# The request
Copy nothing but the stretch that opens with the line containing "Output the Python" and closes with the line containing "phase = np.linspace(0.0, 1.0, 101)". Keep pictures out.

# Data provided
┄┄┄┄┄┄┄┄┄┄
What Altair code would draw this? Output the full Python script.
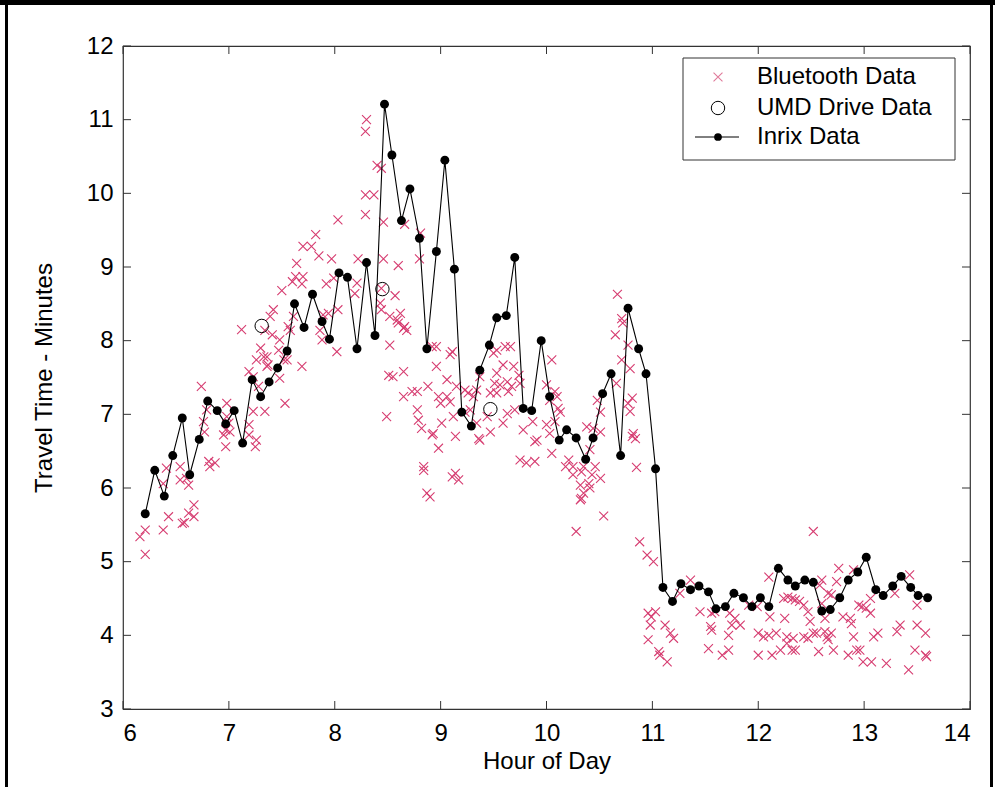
import altair as alt
import pandas as pd

# ---------------- data ----------------
x_ticks = [6, 7, 8, 9, 10, 11, 12, 13, 14]
y_ticks = [3, 4, 5, 6, 7, 8, 9, 10, 11, 12]

inrix = [(6.21,5.65),(6.30,6.24),(6.39,5.89),(6.47,6.44),(6.56,6.95),(6.63,6.18),(6.72,6.66),
         (6.80,7.18),(6.89,7.05),(6.97,6.87),(7.05,7.05),(7.13,6.61),(7.22,7.47),(7.30,7.24),
         (7.38,7.44),(7.46,7.63),(7.55,7.86),(7.62,8.50),(7.71,8.18),(7.79,8.63),(7.88,8.26),
         (7.95,8.02),(8.04,8.92),(8.12,8.86),(8.21,7.89),(8.30,9.06),(8.38,8.07),(8.47,11.21),
         (8.54,10.52),(8.63,9.63),(8.71,10.06),(8.80,9.39),(8.87,7.89),(8.96,9.21),(9.04,10.45),
         (9.13,8.97),(9.20,7.03),(9.29,6.84),(9.37,7.60),(9.46,7.94),(9.53,8.31),(9.62,8.34),
         (9.70,9.13),(9.78,7.08),(9.86,7.05),(9.95,8.00),(10.03,7.24),(10.12,6.65),(10.19,6.79),
         (10.28,6.68),(10.37,6.39),(10.44,6.68),(10.53,7.28),(10.61,7.55),(10.70,6.44),(10.77,8.44),
         (10.87,7.89),(10.94,7.55),(11.03,6.26),(11.10,4.65),(11.19,4.46),(11.27,4.70),(11.36,4.62),
         (11.44,4.67),(11.53,4.59),(11.60,4.36),(11.69,4.39),(11.77,4.57),(11.86,4.51),(11.94,4.39),
         (12.02,4.51),(12.10,4.39),(12.19,4.91),(12.28,4.75),(12.35,4.67),(12.44,4.75),(12.52,4.72),
         (12.60,4.33),(12.68,4.35),(12.77,4.51),(12.85,4.75),(12.94,4.86),(13.02,5.06),(13.11,4.62),
         (13.18,4.54),(13.27,4.67),(13.35,4.80),(13.44,4.65),(13.51,4.54),(13.60,4.51)]

umd = [(7.31,8.20),(8.45,8.70),(9.47,7.07)]

bt_peak_top = [(8.30,11.00),(8.29,10.84),(8.40,10.38),(8.44,10.34),(8.29,9.98),(8.37,9.98),
               (8.29,9.71),(8.03,9.64),(8.46,9.61),(7.82,9.44),(7.70,9.28),(7.78,9.28),(7.85,9.15),
               (7.97,9.11),(7.64,9.05),(7.63,8.87),(7.70,8.87),(7.60,8.80),(7.69,8.77),(7.50,8.68),
               (7.92,8.77),(7.99,8.85),(8.22,9.11),(8.21,8.78),(8.19,8.64),(8.46,9.11),(8.60,9.02),
               (8.57,8.61),(8.44,8.71),(8.66,9.58),(8.81,9.46),(8.80,9.11)]

bt_early = [(6.16,5.34),(6.21,5.43),(6.21,5.10),(6.38,5.43),(6.43,5.61),(6.38,6.06),(6.41,6.27),
            (6.56,5.52),(6.58,5.53),(6.62,5.66),(6.67,5.61),(6.67,5.77),(6.54,6.11),(6.60,6.13),
            (6.54,6.29),(6.62,6.04),(6.81,6.36),(6.87,6.34),(6.82,6.29),(6.77,6.76),(6.76,6.90),
            (6.74,7.38),(6.79,7.06),(6.98,7.15),(6.98,6.97),(7.00,6.88),(6.97,6.79),(6.95,6.72),
            (6.97,6.56),(7.01,6.76),(7.19,6.86),(7.19,6.72),(7.26,6.65),(7.25,6.56),(7.23,7.04),
            (7.34,7.04),(7.19,7.58),(7.23,7.51),(7.30,7.90),(7.26,7.74),(7.28,7.38),(7.36,7.78),
            (7.33,7.78),(7.36,7.65),(7.37,7.67),(7.41,8.08),(7.34,8.14),(7.39,8.33),(7.42,8.42),
            (7.12,8.15),(7.48,8.01),(7.47,7.87),(7.52,7.74),(7.48,7.49),(7.53,7.15),(7.55,7.74),
            (7.56,8.19),(7.58,8.14),(7.61,8.33),(7.69,7.65),(7.86,8.14),(7.88,8.01),(7.89,8.35),
            (7.94,8.37),(8.03,8.42),(8.02,7.85),(8.44,8.42),(8.43,8.51),(8.52,8.33),(8.59,8.28),
            (8.60,8.24),(8.52,7.94),(8.51,7.53),(8.55,7.51),(8.49,6.97)]

bt_mid = [(8.62,8.37),(8.66,8.19),(8.68,8.14),(8.65,8.17),(8.92,7.92),(8.96,7.92),(9.09,7.81),
          (9.11,7.85),(9.50,7.83),(9.53,7.87),(9.61,7.92),(9.66,7.92),(8.65,7.58),(8.65,7.24),
          (8.73,7.31),(8.78,7.31),(8.88,7.38),(8.78,7.06),(8.79,6.92),(8.82,6.81),(8.96,7.65),
          (9.06,7.47),(9.15,7.38),(8.98,7.24),(9.00,7.15),(9.06,7.24),(9.09,7.17),(9.01,6.88),
          (8.93,6.74),(8.92,6.72),(8.98,6.54),(8.84,6.29),(8.84,6.24),(9.11,6.15),(9.14,6.20),
          (9.17,6.11),(8.87,5.93),(8.90,5.88),(9.14,6.70),(9.12,6.97),(9.23,7.33),(9.26,7.29),
          (9.31,7.24),(9.34,7.33),(9.37,6.65),(9.47,6.76),(9.23,7.03),(9.47,7.29),(9.51,7.42),
          (9.56,7.40),(9.63,7.44),(9.67,7.38),(9.64,7.31),(9.53,7.29),(9.75,7.42),(9.74,7.53),
          (9.69,7.65),(9.59,7.67),(9.78,6.79),(9.87,6.90),(9.89,6.63),(9.91,6.65),(9.75,6.38),
          (9.81,6.34),(9.89,6.36),(9.63,7.01),(9.59,6.88),(9.70,7.06),(9.44,6.97),(9.28,7.06),
          (9.34,6.88),(9.36,6.67),(9.37,7.51),(9.53,7.56)]

bt_late_morning = [(10.67,8.63),(10.71,8.30),(10.72,8.24),(10.65,8.08),(10.77,7.94),(10.71,7.74),
                   (10.79,7.62),(10.66,7.42),(10.77,7.15),(10.81,7.22),(10.79,7.04),(10.82,6.74),
                   (10.84,6.67),(10.81,6.70),(10.85,6.28),(10.54,5.62),(10.05,7.74),(10.00,7.40),
                   (10.08,7.31),(10.10,7.24),(10.03,7.19),(10.11,7.08),(10.13,7.03),(10.00,6.86),
                   (10.08,6.90),(10.03,6.74),(10.05,6.47),(10.48,7.19),(10.51,7.03),(10.44,6.81),
                   (10.51,6.76),(10.38,6.83),(10.41,6.52),(10.18,6.29),(10.21,6.38),(10.25,6.29),
                   (10.25,6.18),(10.35,6.29),(10.32,6.04),(10.35,5.93),(10.33,5.86),(10.41,6.00),
                   (10.46,6.29),(10.51,6.13),(10.43,6.18),(10.28,5.41),(10.33,6.22),(10.40,6.06),
                   (10.32,5.84)]

bt_midday = [(10.88,5.27),(10.95,5.09),(11.01,5.00),(10.96,4.30),(11.03,4.32),(10.99,4.25),
             (10.98,4.14),(10.96,3.94),(11.06,3.78),(11.07,3.73),(11.14,3.64),(11.12,4.14),
             (11.17,4.03),(11.20,3.96),(11.26,4.57),(11.36,4.75),(11.45,4.32),(11.56,4.30),
             (11.59,4.32),(11.55,4.12),(11.56,4.07),(11.53,3.82),(11.66,3.73),(11.72,3.80),
             (11.72,4.00),(11.73,4.30),(11.78,4.23),(11.83,4.14),(11.75,4.14),(11.91,4.41),
             (11.99,4.39),(12.00,4.03),(12.05,3.98),(12.00,3.73),(12.10,4.79),(12.11,4.25),
             (12.10,4.00),(12.13,3.73),(12.17,4.03),(12.21,3.80),(12.27,3.89),(12.32,3.80),
             (12.35,3.80),(12.27,3.98),(12.33,3.96),(12.43,3.98),(12.47,3.96),(12.52,4.03),
             (12.49,4.19),(12.24,4.50),(12.28,4.52),(12.32,4.50),(12.35,4.48),(12.39,4.46),
             (12.43,4.41),(12.25,4.23),(12.47,4.32),(12.57,3.78),(12.55,4.03),(12.63,4.05),
             (12.65,3.98),(12.66,3.94),(12.69,4.03),(12.60,4.75),(12.58,4.68),(12.66,4.57),
             (12.69,4.55),(12.60,4.43),(12.63,4.23),(12.71,3.80),(12.52,5.41),(12.76,4.91),
             (12.74,4.73),(12.80,4.25),(12.87,4.23),(12.88,4.16),(12.90,3.98),(12.85,3.73),
             (12.93,3.80),(12.96,3.80),(12.99,3.64),(13.07,3.64),(13.21,3.62),(12.90,4.89),
             (12.95,4.41),(12.98,4.39),(13.02,4.37),(13.06,4.50),(13.06,4.30),(13.09,3.98),
             (13.13,4.03),(13.31,4.05),(13.34,4.14),(13.29,4.57),(13.42,3.53),(13.43,4.82),
             (13.50,4.41),(13.50,4.14),(13.58,4.03),(13.48,3.80),(13.58,3.73),(13.59,3.71)]

legend_labels = ["Bluetooth Data", "UMD Drive Data", "Inrix Data"]

# ---------------- styling ----------------
W, H = 847, 663
FONT = "Liberation Sans"
PINK = "#d63c70"
AXC = "#333333"
X_PATH = "M-1,-1L1,1M-1,1L1,-1"

xs = alt.Scale(domain=[6, 14], nice=False, zero=False)
ys = alt.Scale(domain=[3, 12], nice=False, zero=False)

bt_df = pd.DataFrame(bt_early + bt_peak_top + bt_mid + bt_late_morning + bt_midday,
                     columns=["hour", "minutes"])
inrix_df = pd.DataFrame(inrix, columns=["hour", "minutes"])
umd_df = pd.DataFrame(umd, columns=["hour", "minutes"])
one = pd.DataFrame({"k": [0]})

x_axis = alt.Axis(values=x_ticks, format="d", title="Hour of Day", grid=False, domain=False,
                  ticks=False, labelFontSize=24, labelFont=FONT, labelColor="black",
                  labelPadding=12, titleFontSize=24, titleFont=FONT, titleFontWeight="normal",
                  titleColor="black", titlePadding=4)
y_axis = alt.Axis(values=y_ticks, format="d", title="Travel Time - Minutes", grid=False,
                  domain=False, ticks=False, labelFontSize=24, labelFont=FONT,
                  labelColor="black", labelPadding=10, titleFontSize=24, titleFont=FONT,
                  titleFontWeight="normal", titleColor="black", titlePadding=30)


def X(field):
    return alt.X(field, scale=xs, axis=x_axis)


def Y(field):
    return alt.Y(field, scale=ys, axis=y_axis)


bt = alt.Chart(bt_df).mark_point(shape=X_PATH, filled=False, stroke=PINK, strokeWidth=1.1,
                                 size=80, opacity=1).encode(x=X("hour:Q"), y=Y("minutes:Q"))

line = alt.Chart(inrix_df).mark_line(color="black", strokeWidth=1.1).encode(
    x=X("hour:Q"), y=Y("minutes:Q"))
dots = alt.Chart(inrix_df).mark_point(shape="circle", filled=True, color="black",
                                      size=80, opacity=1).encode(x=X("hour:Q"), y=Y("minutes:Q"))
umd_pts = alt.Chart(umd_df).mark_point(shape="circle", filled=False, color="black",
                                       strokeWidth=1, size=180, opacity=1).encode(
    x=X("hour:Q"), y=Y("minutes:Q"))

# inward ticks on all four sides (MATLAB style box)
xt = pd.DataFrame({"hour": x_ticks})
yt = pd.DataFrame({"minutes": y_ticks})
tk = dict(color=AXC, strokeWidth=1)
ticks = [
    alt.Chart(xt).mark_rule(**tk).encode(x=X("hour:Q"), y=alt.value(H), y2=alt.value(H - 8)),
    alt.Chart(xt).mark_rule(**tk).encode(x=X("hour:Q"), y=alt.value(0), y2=alt.value(8)),
    alt.Chart(yt).mark_rule(**tk).encode(y=Y("minutes:Q"), x=alt.value(0), x2=alt.value(8)),
    alt.Chart(yt).mark_rule(**tk).encode(y=Y("minutes:Q"), x=alt.value(W), x2=alt.value(W - 8)),
]

# legend
lx_sym, lx_txt = 595, 634
rows = [31, 62, 91]
legend = [
    alt.Chart(one).mark_rect(fill="white", stroke=AXC, strokeWidth=1).encode(
        x=alt.value(560), x2=alt.value(832), y=alt.value(12), y2=alt.value(114)),
    alt.Chart(one).mark_point(shape=X_PATH, filled=False, stroke="#e07a9a", strokeWidth=1.1,
                              size=80, opacity=1).encode(x=alt.value(lx_sym), y=alt.value(rows[0])),
    alt.Chart(one).mark_point(shape="circle", filled=False, color="black", strokeWidth=1,
                              size=180, opacity=1).encode(x=alt.value(lx_sym), y=alt.value(rows[1])),
    alt.Chart(one).mark_rule(color="black", strokeWidth=1).encode(
        x=alt.value(572), x2=alt.value(616), y=alt.value(rows[2])),
    alt.Chart(one).mark_point(shape="circle", filled=True, color="black", size=60,
                              opacity=1).encode(x=alt.value(lx_sym), y=alt.value(rows[2])),
]
for lab, ry in zip(legend_labels, rows):
    legend.append(alt.Chart(one).mark_text(align="left", baseline="middle", font=FONT,
                                           fontSize=24, color="black").encode(
        x=alt.value(lx_txt), y=alt.value(ry), text=alt.value(lab)))

# figure border (scanned page frame)
border = [
    alt.Chart(one).mark_rule(color="black", strokeWidth=5).encode(
        x=alt.value(-123), x2=alt.value(872), y=alt.value(-43.5)),
    alt.Chart(one).mark_rule(color="black", strokeWidth=3).encode(
        x=alt.value(-116.5), y=alt.value(-46), y2=alt.value(741)),
    alt.Chart(one).mark_rule(color="black", strokeWidth=3).encode(
        x=alt.value(868.5), y=alt.value(-46), y2=alt.value(741)),
]

chart = alt.layer(bt, line, dots, umd_pts, *ticks, *legend, *border).properties(
    width=W, height=H,
    autosize=alt.AutoSizeParams(type="none"),
    padding={"left": 123, "top": 46, "right": 25, "bottom": 78},
    background="white",
).configure_view(stroke=AXC, strokeWidth=1.2)

chart.save("out.html", embed_options={"renderer": "svg", "actions": False})
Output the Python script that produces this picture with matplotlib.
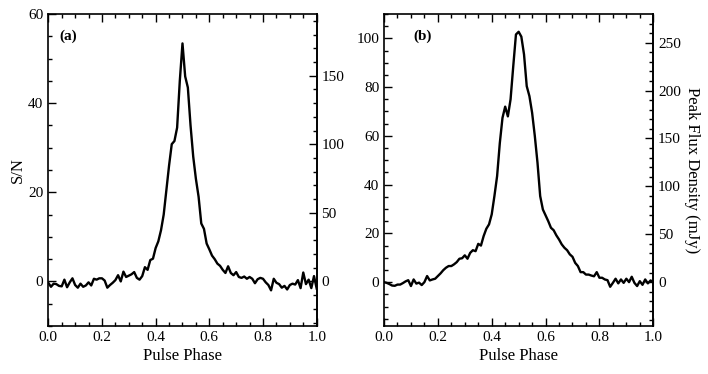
import numpy as np
import matplotlib
matplotlib.use("Agg")
import matplotlib.pyplot as plt
from matplotlib.ticker import MultipleLocator, FixedLocator

# ======================================================
# Data
# ======================================================

phase = np.linspace(0.0, 1.0, 101)

# panel (a): S/N profile
snr_a = [
    -0.3, -1.2, -0.5, -0.6, -1.0, -1.1, 0.4, -1.3, -0.2, 0.7,
    -0.8, -1.4, -0.5, -1.2, -0.9, -0.2, -0.9, 0.6, 0.4, 0.7,
    0.7, 0.2, -1.4, -0.8, -0.3, 0.3, 1.4, 0.0, 2.2, 1.0,
    1.3, 1.6, 2.1, 0.8, 0.4, 1.2, 3.2, 2.6, 4.8, 5.1,
    7.5, 9.0, 11.5, 15.0, 20.5, 26.0, 30.8, 31.5, 34.5, 45.0,
    53.4, 46.0, 43.5, 35.0, 28.0, 23.0, 19.0, 13.0, 11.8, 8.5,
    7.2, 5.8, 5.0, 4.0, 3.5, 2.6, 1.9, 3.4, 1.9, 1.4,
    2.1, 1.0, 0.8, 1.1, 0.6, 1.0, 0.6, -0.4, 0.5, 0.8,
    0.6, -0.2, -0.8, -2.0, 0.6, -0.3, -0.6, -1.4, -1.0, -1.8,
    -0.8, -0.5, -0.7, 0.3, -1.5, 2.0, -0.6, 0.4, -1.5, 1.2,
    -1.6,
]

# panel (b): S/N profile
snr_b = [
    0.0, -0.3, -0.8, -1.4, -1.5, -1.0, -1.0, -0.4, 0.3, 0.8,
    -1.6, 1.1, -0.6, -0.2, -1.2, 0.0, 2.5, 0.7, 1.1, 1.4,
    2.5, 3.6, 4.9, 5.9, 6.6, 6.6, 7.3, 8.2, 9.6, 9.8,
    11.0, 9.6, 12.0, 13.1, 12.7, 15.7, 15.0, 18.9, 21.9, 23.7,
    27.8, 35.3, 43.5, 57.0, 67.4, 72.0, 68.0, 75.0, 88.6, 101.6,
    102.7, 100.7, 93.4, 80.4, 76.3, 69.5, 60.0, 49.0, 35.3, 29.8,
    27.4, 25.0, 22.3, 21.3, 19.2, 17.5, 15.5, 14.1, 13.1, 11.4,
    10.4, 7.9, 6.6, 4.1, 4.1, 3.1, 3.1, 2.7, 2.4, 4.1,
    1.8, 1.8, 1.1, 0.8, -1.9, -0.3, 1.4, -0.5, 1.1, -0.3,
    1.4, 0.0, 2.2, -0.3, -1.6, 0.4, -1.1, 1.1, -0.5, 0.7,
    0.0,
]

# S/N -> mJy conversion for the right-hand axes
SCALE_A = 3.25
SCALE_B = 2.545

FLUX_TICKS_A = [0, 50, 100, 150]
FLUX_TICKS_B = [0, 50, 100, 150, 200, 250]

# ======================================================
# Style
# ======================================================

plt.rcParams["font.family"] = ["Liberation Serif", "DejaVu Serif"]

TICK_SIZE = 11
LABEL_SIZE = 12


def style_axis(ax):
    ax.set_xlim(0.0, 1.0)
    ax.xaxis.set_major_locator(MultipleLocator(0.2))
    ax.xaxis.set_minor_locator(MultipleLocator(0.05))
    ax.yaxis.set_minor_locator(MultipleLocator(5))
    ax.tick_params(which="both", direction="in", top=True, right=False,
                   labelsize=TICK_SIZE, width=1.0)
    ax.tick_params(which="major", length=6)
    ax.tick_params(which="minor", length=3)
    ax.set_xticks(np.arange(0, 1.01, 0.2))
    ax.set_xticklabels([f"{t:.1f}" for t in np.arange(0, 1.01, 0.2)])
    for sp in ax.spines.values():
        sp.set_linewidth(1.2)
    ax.set_xlabel("Pulse Phase", fontsize=LABEL_SIZE, labelpad=3)


def add_flux_axis(ax, scale, ticks):
    sec = ax.secondary_yaxis(
        "right",
        functions=(lambda s: s * scale, lambda f: f / scale),
    )
    sec.yaxis.set_major_locator(FixedLocator(ticks))
    sec.yaxis.set_minor_locator(MultipleLocator(10))
    sec.tick_params(which="both", direction="in", labelsize=TICK_SIZE, width=1.0)
    sec.tick_params(which="major", length=6)
    sec.tick_params(which="minor", length=3)
    sec.spines["right"].set_linewidth(1.2)
    return sec


# ======================================================
# Plot
# ======================================================

fig = plt.figure(figsize=(7.08, 3.74), dpi=100)

ax_a = fig.add_axes([0.0682, 0.1283, 0.3791, 0.8343])
ax_b = fig.add_axes([0.5424, 0.1283, 0.3803, 0.8343])

# --- panel (a)
ax_a.plot(phase, snr_a, color="black", linewidth=1.7)
style_axis(ax_a)
ax_a.set_ylim(-10, 60)
ax_a.set_yticks([0, 20, 40, 60])
ax_a.set_ylabel("S/N", fontsize=LABEL_SIZE, labelpad=2)
add_flux_axis(ax_a, SCALE_A, FLUX_TICKS_A)
ax_a.text(0.04, 0.93, "(a)", transform=ax_a.transAxes,
          fontsize=11, fontweight="bold", va="center", ha="left")

# --- panel (b)
ax_b.plot(phase, snr_b, color="black", linewidth=1.7)
style_axis(ax_b)
ax_b.set_ylim(-18, 110)
ax_b.set_yticks([0, 20, 40, 60, 80, 100])
sec_b = add_flux_axis(ax_b, SCALE_B, FLUX_TICKS_B)
sec_b.set_ylabel("Peak Flux Density (mJy)", fontsize=LABEL_SIZE,
                 rotation=270, labelpad=14)
ax_b.text(0.11, 0.93, "(b)", transform=ax_b.transAxes,
          fontsize=11, fontweight="bold", va="center", ha="left")

fig.savefig("out.png", dpi=100)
┄┄┄┄┄┄┄┄┄┄
# Written solution
Output the Python script that produces this picture with matplotlib.
import numpy as np
import matplotlib
matplotlib.use("Agg")
import matplotlib.pyplot as plt
from matplotlib.ticker import MultipleLocator, FixedLocator

# ======================================================
# Data
# ======================================================

phase = np.linspace(0.0, 1.0, 101)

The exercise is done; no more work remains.